◆ GIVEN PROBLEM ◆
Below is a listing to transcribe in full and exactly; keep the pictures out.

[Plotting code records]
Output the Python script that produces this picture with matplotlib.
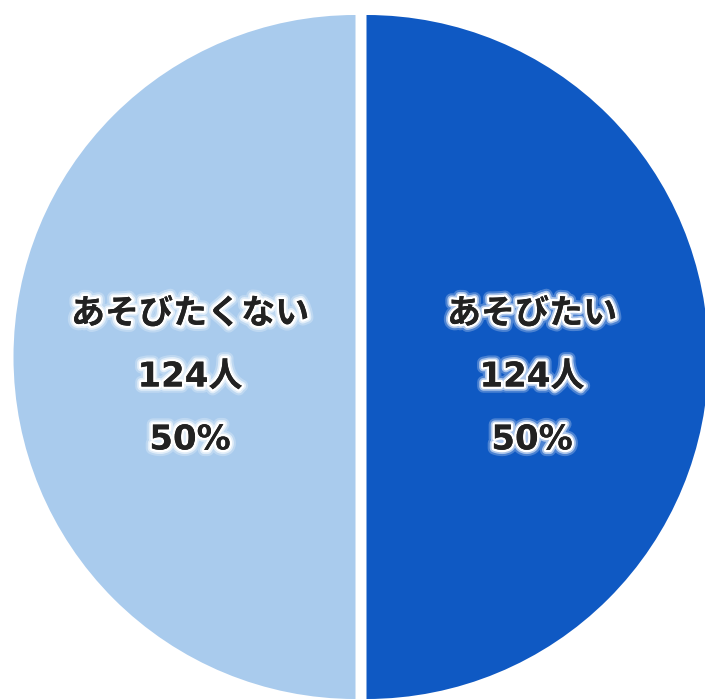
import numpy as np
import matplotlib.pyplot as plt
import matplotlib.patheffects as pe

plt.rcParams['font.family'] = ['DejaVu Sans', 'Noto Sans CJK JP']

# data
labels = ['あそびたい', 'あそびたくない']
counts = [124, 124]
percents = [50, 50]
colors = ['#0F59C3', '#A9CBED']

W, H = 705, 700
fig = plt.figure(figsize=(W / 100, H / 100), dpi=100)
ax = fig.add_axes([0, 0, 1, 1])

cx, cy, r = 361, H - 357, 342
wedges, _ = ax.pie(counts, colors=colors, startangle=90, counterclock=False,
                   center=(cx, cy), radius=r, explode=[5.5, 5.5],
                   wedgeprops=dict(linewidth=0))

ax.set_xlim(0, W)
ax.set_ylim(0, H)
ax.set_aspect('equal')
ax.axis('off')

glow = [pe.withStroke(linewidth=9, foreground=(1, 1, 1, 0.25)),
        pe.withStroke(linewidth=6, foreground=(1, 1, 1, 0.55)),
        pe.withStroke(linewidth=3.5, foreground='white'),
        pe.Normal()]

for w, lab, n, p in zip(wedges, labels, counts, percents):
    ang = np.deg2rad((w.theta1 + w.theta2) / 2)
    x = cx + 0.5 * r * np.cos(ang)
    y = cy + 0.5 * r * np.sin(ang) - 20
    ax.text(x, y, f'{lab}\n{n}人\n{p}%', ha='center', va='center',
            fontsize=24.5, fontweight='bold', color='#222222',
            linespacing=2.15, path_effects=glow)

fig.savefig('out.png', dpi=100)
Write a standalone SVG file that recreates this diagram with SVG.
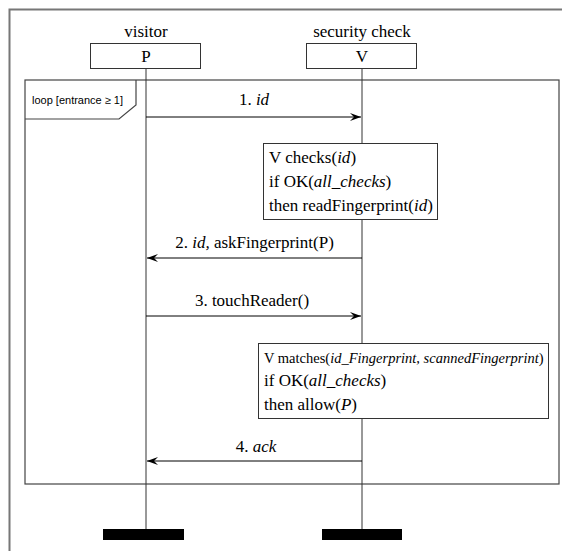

◆ WRITTEN SOLUTION ◆
Output the Python script that produces this picture with matplotlib.
import numpy as np
import matplotlib.pyplot as plt
import matplotlib.patheffects as pe

plt.rcParams['font.family'] = ['DejaVu Sans', 'Noto Sans CJK JP']

# data
labels = ['あそびたい', 'あそびたくない']
counts = [124, 124]
percents = [50, 50]
colors = ['#0F59C3', '#A9CBED']

W, H = 705, 700
fig = plt.figure(figsize=(W / 100, H / 100), dpi=100)
ax = fig.add_axes([0, 0, 1, 1])

cx, cy, r = 361, H - 357, 342
wedges, _ = ax.pie(counts, colors=colors, startangle=90, counterclock=False,
                   center=(cx, cy), radius=r, explode=[5.5, 5.5],
                   wedgeprops=dict(linewidth=0))

ax.set_xlim(0, W)
ax.set_ylim(0, H)
ax.set_aspect('equal')
ax.axis('off')

glow = [pe.withStroke(linewidth=9, foreground=(1, 1, 1, 0.25)),
        pe.withStroke(linewidth=6, foreground=(1, 1, 1, 0.55)),
        pe.withStroke(linewidth=3.5, foreground='white'),
        pe.Normal()]

for w, lab, n, p in zip(wedges, labels, counts, percents):
    ang = np.deg2rad((w.theta1 + w.theta2) / 2)
    x = cx + 0.5 * r * np.cos(ang)
    y = cy + 0.5 * r * np.sin(ang) - 20
    ax.text(x, y, f'{lab}\n{n}人\n{p}%', ha='center', va='center',
            fontsize=24.5, fontweight='bold', color='#222222',
            linespacing=2.15, path_effects=glow)

fig.savefig('out.png', dpi=100)
Write a standalone SVG file that recreates this diagram with SVG.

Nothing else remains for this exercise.